The phone at the heart of the Arkansas case is a later model than the one used by Farook, but it would present some of the same access problems, said Andrew Crocker, a staff attorney with the Electronic Frontier Foundation, a digital rights group in San Francisco.
An iPhone 6 would be running iOS8 or a later operating system that encrypts all data on the phone, when locked, Crocker said. Apple has said it lacks the capability to bypass that level of encryption.
The device would also trigger a delay after each successive incorrect passcode entry, meaning even FBI software that can input an endless string of password combinations would encounter longer and longer wait times between attempts.
On Tuesday, an FBI official told the Los Angeles Times that the successful hack of Farook’s phone was unlikely to help police win broader access to encrypted data. Police officials have long complained that encryption acts as a roadblock to routine criminal investigations, rendering useless thousands of smartphones sitting in police evidence lockers around the country.
The process used to gain access to Farook’s phone might not work on other devices, according to the official, who was not authorized to discuss the case and spoke on the condition of anonymity.
The official said it was also unlikely that the FBI would use the new tool in cases that would result in criminal prosecutions because the method would then become subject to discovery at trial.
Crocker said he was skeptical that the Arkansas case would be analogous to the situation involving Farook’s phone.
“In a criminal case, if the FBI uses a technique, there’s going to be questions about divulging that technique or chain of custody to the defense,” he said. “So my instinct is this might be something different.”
Hiland said he’s not concerned with setting a precedent. He simply wants access to all the available evidence at trial.
“Our focus is on the case,” he said. “Our job is to seek justice.”

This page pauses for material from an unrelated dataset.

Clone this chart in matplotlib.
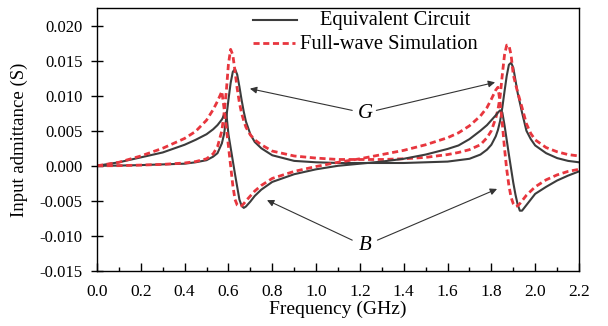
import matplotlib
matplotlib.use("Agg")
import matplotlib.pyplot as plt
from matplotlib.ticker import MultipleLocator, FormatStrFormatter

plt.rcParams['font.family'] = ['Liberation Serif', 'DejaVu Serif']

# frequency samples (GHz)
freq = [0.0, 0.1, 0.2, 0.3, 0.4, 0.45, 0.5, 0.53, 0.55, 0.57, 0.58, 0.59, 0.60,
        0.61, 0.62, 0.63, 0.64, 0.65, 0.66, 0.67, 0.68, 0.70, 0.72, 0.75, 0.8,
        0.9, 1.0, 1.1, 1.2, 1.3, 1.4, 1.5, 1.6, 1.65, 1.7, 1.75, 1.78, 1.80,
        1.82, 1.83, 1.84, 1.85, 1.86, 1.87, 1.88, 1.89, 1.90, 1.91, 1.92, 1.93,
        1.94, 1.96, 1.98, 2.0, 2.05, 2.1, 2.15, 2.2]

# equivalent circuit: conductance G and susceptance B (S)
g_circuit = [0.0, 0.00003, 0.0001, 0.0002, 0.0003, 0.0005, 0.0008, 0.0013, 0.0018,
             0.0032, 0.0045, 0.0068, 0.0094, 0.0118, 0.0134, 0.0138, 0.0130, 0.0113,
             0.0094, 0.0077, 0.0063, 0.0045, 0.0034, 0.0025, 0.0015, 0.0007, 0.0005,
             0.0004, 0.0004, 0.0004, 0.0004, 0.0005, 0.0006, 0.0008, 0.0010, 0.0016,
             0.0023, 0.0030, 0.0042, 0.0051, 0.0064, 0.0083, 0.0106, 0.0128, 0.0144,
             0.0147, 0.0140, 0.0122, 0.0104, 0.0090, 0.0076, 0.0050, 0.0038, 0.0029,
             0.0018, 0.0011, 0.0007, 0.0005]
b_circuit = [0.0, 0.0005, 0.0012, 0.0019, 0.0030, 0.0037, 0.0045, 0.0052, 0.0058,
             0.0066, 0.0072, 0.0076, 0.0045, 0.0026, 0.0007, -0.0012, -0.0030, -0.0048,
             -0.0057, -0.0060, -0.0058, -0.0051, -0.0043, -0.0034, -0.0023, -0.0012,
             -0.0005, 0.0000, 0.0003, 0.0006, 0.0010, 0.0016, 0.0024, 0.0029, 0.0038,
             0.0050, 0.0058, 0.0065, 0.0072, 0.0076, 0.0079, 0.0076, 0.0058, 0.0037,
             0.0016, -0.0004, -0.0024, -0.0041, -0.0055, -0.0064, -0.0064, -0.0056,
             -0.0048, -0.0040, -0.0030, -0.0021, -0.0014, -0.0008]

# full-wave simulation: conductance G and susceptance B (S)
g_sim = [0.0, 0.00002, 0.0001, 0.0002, 0.0004, 0.0006, 0.0010, 0.0017, 0.0027,
         0.0050, 0.0075, 0.0105, 0.0145, 0.0166, 0.0158, 0.0135, 0.0110, 0.0090,
         0.0075, 0.0064, 0.0055, 0.0044, 0.0037, 0.0030, 0.0021, 0.0014, 0.0011,
         0.0009, 0.0009, 0.0009, 0.0010, 0.0012, 0.0016, 0.0019, 0.0023, 0.0030,
         0.0040, 0.0050, 0.0068, 0.0080, 0.0099, 0.0130, 0.0158, 0.0172, 0.0172,
         0.0158, 0.0130, 0.0117, 0.0105, 0.0094, 0.0083, 0.0060, 0.0046, 0.0037,
         0.0026, 0.0020, 0.0016, 0.0014]
b_sim = [0.0, 0.0005, 0.0014, 0.0025, 0.0039, 0.0049, 0.0065, 0.0080, 0.0092,
         0.0106, 0.0082, 0.0055, 0.0028, 0.0000, -0.0028, -0.0048, -0.0056, -0.0058,
         -0.0057, -0.0054, -0.0050, -0.0043, -0.0036, -0.0028, -0.0018, -0.0008,
         -0.0001, 0.0005, 0.0010, 0.0016, 0.0022, 0.0030, 0.0040, 0.0047, 0.0057,
         0.0071, 0.0083, 0.0095, 0.0108, 0.0112, 0.0090, 0.0060, 0.0025, -0.0005,
         -0.0028, -0.0045, -0.0054, -0.0058, -0.0057, -0.0054, -0.0050, -0.0042,
         -0.0036, -0.0030, -0.0020, -0.0013, -0.0008, -0.0005]

fig = plt.figure(figsize=(6.08, 3.26), dpi=100)
ax = fig.add_axes([0.1595, 0.1687, 0.7928, 0.8068])

solid_c = '#3c3c3c'
red_c = '#e8363e'
dash = (0, (2.2, 1.3))

ax.plot(freq, g_circuit, color=solid_c, lw=1.5)
ax.plot(freq, g_sim, color=red_c, lw=2, linestyle=dash)
ax.plot(freq, b_circuit, color=solid_c, lw=1.5)
ax.plot(freq, b_sim, color=red_c, lw=2, linestyle=dash)

ax.set_xlim(0, 2.2)
ax.set_ylim(-0.015, 0.0225)
ax.xaxis.set_major_locator(MultipleLocator(0.2))
ax.xaxis.set_minor_locator(MultipleLocator(0.1))
ax.yaxis.set_major_locator(MultipleLocator(0.005))
ax.xaxis.set_major_formatter(FormatStrFormatter('%.1f'))
ax.yaxis.set_major_formatter(FormatStrFormatter('%.3f'))
ax.tick_params(axis='x', which='major', direction='in', length=6, width=1, labelsize=12.5, pad=9)
ax.tick_params(axis='x', which='minor', direction='in', length=3, width=1)
ax.tick_params(axis='y', which='major', direction='inout', length=9, width=1, labelsize=12, pad=6)
for s in ax.spines.values():
    s.set_linewidth(1)

ax.set_xlabel('Frequency (GHz)', fontsize=14, labelpad=1)
ax.set_ylabel('Input admittance (S)', fontsize=13.5, labelpad=8)

# legend drawn by hand (handle lines + labels)
ax.plot([0.3237, 0.415], [0.9525, 0.9525], transform=ax.transAxes, color=solid_c, lw=1.5)
ax.plot([0.3237, 0.410], [0.865, 0.865], transform=ax.transAxes, color=red_c, lw=2, linestyle=dash)
ax.text(0.4627, 0.9525, 'Equivalent Circuit', transform=ax.transAxes, fontsize=14.8, va='center')
ax.text(0.4215, 0.862, 'Full-wave Simulation', transform=ax.transAxes, fontsize=14.8, va='center')

# annotations
arrow = dict(arrowstyle='-|>', color='#333333', lw=0.8, mutation_scale=10, shrinkA=0, shrinkB=0)
ax.text(1.223, 0.0074, 'G', fontsize=15, fontstyle='italic', ha='center', va='center')
ax.annotate('', xy=(0.698, 0.0110), xytext=(1.165, 0.0079), arrowprops=arrow)
ax.annotate('', xy=(1.817, 0.0119), xytext=(1.275, 0.0079), arrowprops=arrow)
ax.text(1.223, -0.0113, 'B', fontsize=15, fontstyle='italic', ha='center', va='center')
ax.annotate('', xy=(0.776, -0.0049), xytext=(1.165, -0.0106), arrowprops=arrow)
ax.annotate('', xy=(1.826, -0.0033), xytext=(1.28, -0.0106), arrowprops=arrow)

fig.savefig('out.png', dpi=100)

Though the FBI might want to use the new tool to help solve other criminal cases, doing so would also make the process subject to discovery during criminal trials and place the information in the public domain, according to the official, who was not authorized to discuss the case and spoke on the condition of anonymity.
Any application of the method used to access Farook’s phone would probably be limited to investigations that are unlikely to result in criminal cases, the official said.